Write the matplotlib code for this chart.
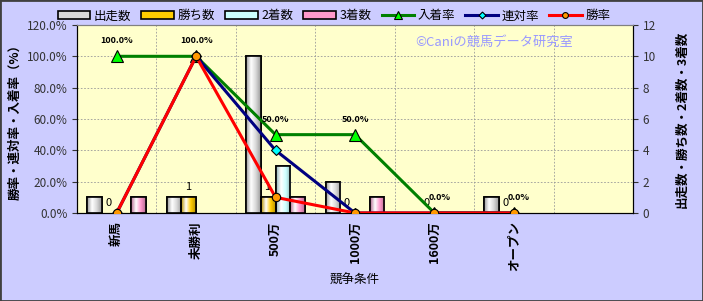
import numpy as np
import matplotlib.pyplot as plt
from matplotlib.colors import LinearSegmentedColormap, to_rgb
from matplotlib.patches import Patch

plt.rcParams['font.family'] = ['Noto Sans CJK JP', 'DejaVu Sans']

# data
categories = ['新馬', '未勝利', '500万', '1000万', '1600万', 'オープン', '']
runs = [1, 1, 10, 2, 0, 1, 0]
wins = [0, 1, 1, 0, 0, 0, 0]
seconds = [0, 0, 3, 0, 0, 0, 0]
thirds = [1, 0, 1, 1, 0, 0, 0]
win_labels = ['0', '1', '1', '0', '0', '0']
place_rate = [100.0, 100.0, 50.0, 50.0, 0.0, 0.0]
rentai_rate = [0.0, 100.0, 40.0, 0.0, 0.0, 0.0]
win_rate = [0.0, 100.0, 10.0, 0.0, 0.0, 0.0]

bar_series = [('出走数', runs, '#d8d8d8'), ('勝ち数', wins, '#ffcc00'),
              ('2着数', seconds, '#ccffff'), ('3着数', thirds, '#ff99cc')]

fig = plt.figure(figsize=(7.03, 3.01), dpi=100, facecolor='#ccccff')
fig.patches.append(plt.Rectangle((0, 0), 1, 1, transform=fig.transFigure,
                                 fill=False, edgecolor='#404040', lw=2))
ax = fig.add_axes([0.1095, 0.2924, 0.7909, 0.6246])
ax.set_facecolor('#ffffcc')
ax2 = ax.twinx()

x = np.arange(len(categories))
w = 0.185
handles = []
for i, (name, vals, col) in enumerate(bar_series):
    offs = (i - 1.5) * w
    vals = np.array(vals)
    pos = vals > 0
    bars = ax.bar((x + offs)[pos], vals[pos], w, color=col, edgecolor='black',
                  lw=1.2, zorder=3)
    handles.append(Patch(facecolor=col, edgecolor='black', lw=1.2, label=name))
    # simple horizontal gradient inside each bar, outline redrawn on top
    c = np.array(to_rgb(col))
    dark = c * 0.72
    cmap = LinearSegmentedColormap.from_list('g', [dark, (1, 1, 1), c, dark])
    grad = np.linspace(0, 1, 32).reshape(1, -1)
    for b in bars:
        im = ax.imshow(grad, cmap=cmap, aspect='auto', zorder=3.5,
                       extent=(b.get_x(), b.get_x() + b.get_width(), 0, b.get_height()))
        im.set_clip_path(b)
    ax.bar((x + offs)[pos], vals[pos], w, fill=False, edgecolor='black', lw=1.2, zorder=4)

# win count labels
for i, lab in enumerate(win_labels):
    ax.text(x[i] - 0.55 * w, wins[i] + 0.35, lab, ha='center', va='bottom',
            fontsize=8, zorder=6)

ax.set_xlim(-0.5, 6.5)
ax.set_ylim(0, 12)
ax.set_yticks(range(0, 13, 2))
ax.yaxis.tick_right()
ax.yaxis.set_label_position('right')
ax.set_ylabel('出走数・勝ち数・2着数・3着数', fontsize=9, fontweight='bold',
              rotation=90, labelpad=14)
ax.set_xticks(x)
ax.set_xticklabels(categories, rotation=90, fontsize=9, fontweight='bold', va='top')
ax.set_xticks(x[:-1] + 0.5, minor=True)
ax.tick_params(axis='x', which='both', length=0, pad=6)
ax.grid(True, which='minor', axis='x', color='#999999', ls=(0, (2, 2)), lw=0.6)
ax.grid(True, which='major', axis='y', color='#999999', ls=(0, (2, 2)), lw=0.6)
ax.set_axisbelow(True)
ax.tick_params(axis='y', labelsize=8.5, colors='#333333')
ax.set_xlabel('競争条件', fontsize=9, labelpad=2)

xl = x[:len(place_rate)]
l1, = ax2.plot(xl, place_rate, color='#008000', lw=2.2, marker='^', ms=8,
               mfc='#00ff00', mec='black', mew=0.8, zorder=5, label='入着率')
l2, = ax2.plot(xl, rentai_rate, color='#000080', lw=2.2, marker='D', ms=5,
               mfc='#00ffff', mec='black', mew=0.8, zorder=5, label='連対率')
l3, = ax2.plot(xl, win_rate, color='#ff0000', lw=2.2, marker='o', ms=6,
               mfc='#ff9900', mec='black', mew=0.8, zorder=6, label='勝率')
for xi, v in zip(xl, place_rate):
    ax2.text(xi + (0.06 if v == 0 else 0), v + 7, f'{v:.1f}%', ha='center',
             va='bottom', fontsize=6.5, fontweight='bold', zorder=7)
ax2.set_ylim(0, 120)
ax2.set_yticks(range(0, 121, 20))
ax2.set_yticklabels([f'{v:.1f}%' for v in range(0, 121, 20)])
ax2.yaxis.tick_left()
ax2.yaxis.set_label_position('left')
ax2.set_ylabel('勝率・連対率・入着率（%）', fontsize=9, fontweight='bold', labelpad=4)
ax2.tick_params(axis='y', labelsize=8.5, colors='#333333')
for a in (ax, ax2):
    for s in a.spines.values():
        s.set_color('#808080')
    a.spines['left'].set_color('black')
    a.spines['right'].set_color('black')
    a.spines['bottom'].set_color('black')

ax2.text(0.75, 0.91, '©Caniの競馬データ研究室', transform=ax.transAxes, ha='center',
         va='center', color='#9999ff', fontsize=9.5, zorder=7)

fig.legend(handles + [l1, l2, l3], [h.get_label() for h in handles] + ['入着率', '連対率', '勝率'],
           loc='center', bbox_to_anchor=(0.475, 0.947), ncol=7, frameon=False,
           fontsize=9, handlelength=2.6, handleheight=0.5, columnspacing=0.8,
           handletextpad=0.3, markerscale=0.7)

fig.savefig('out.png', dpi=100, facecolor=fig.get_facecolor())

━━━━━━

Write out exactly the lines between the start of the data and the line with "plt.rcParams['font.family'] = ['Noto", including both, but none of the pictures.

Write the matplotlib code for this chart.
import numpy as np
import matplotlib.pyplot as plt
from matplotlib.colors import LinearSegmentedColormap, to_rgb
from matplotlib.patches import Patch

plt.rcParams['font.family'] = ['Noto Sans CJK JP', 'DejaVu Sans']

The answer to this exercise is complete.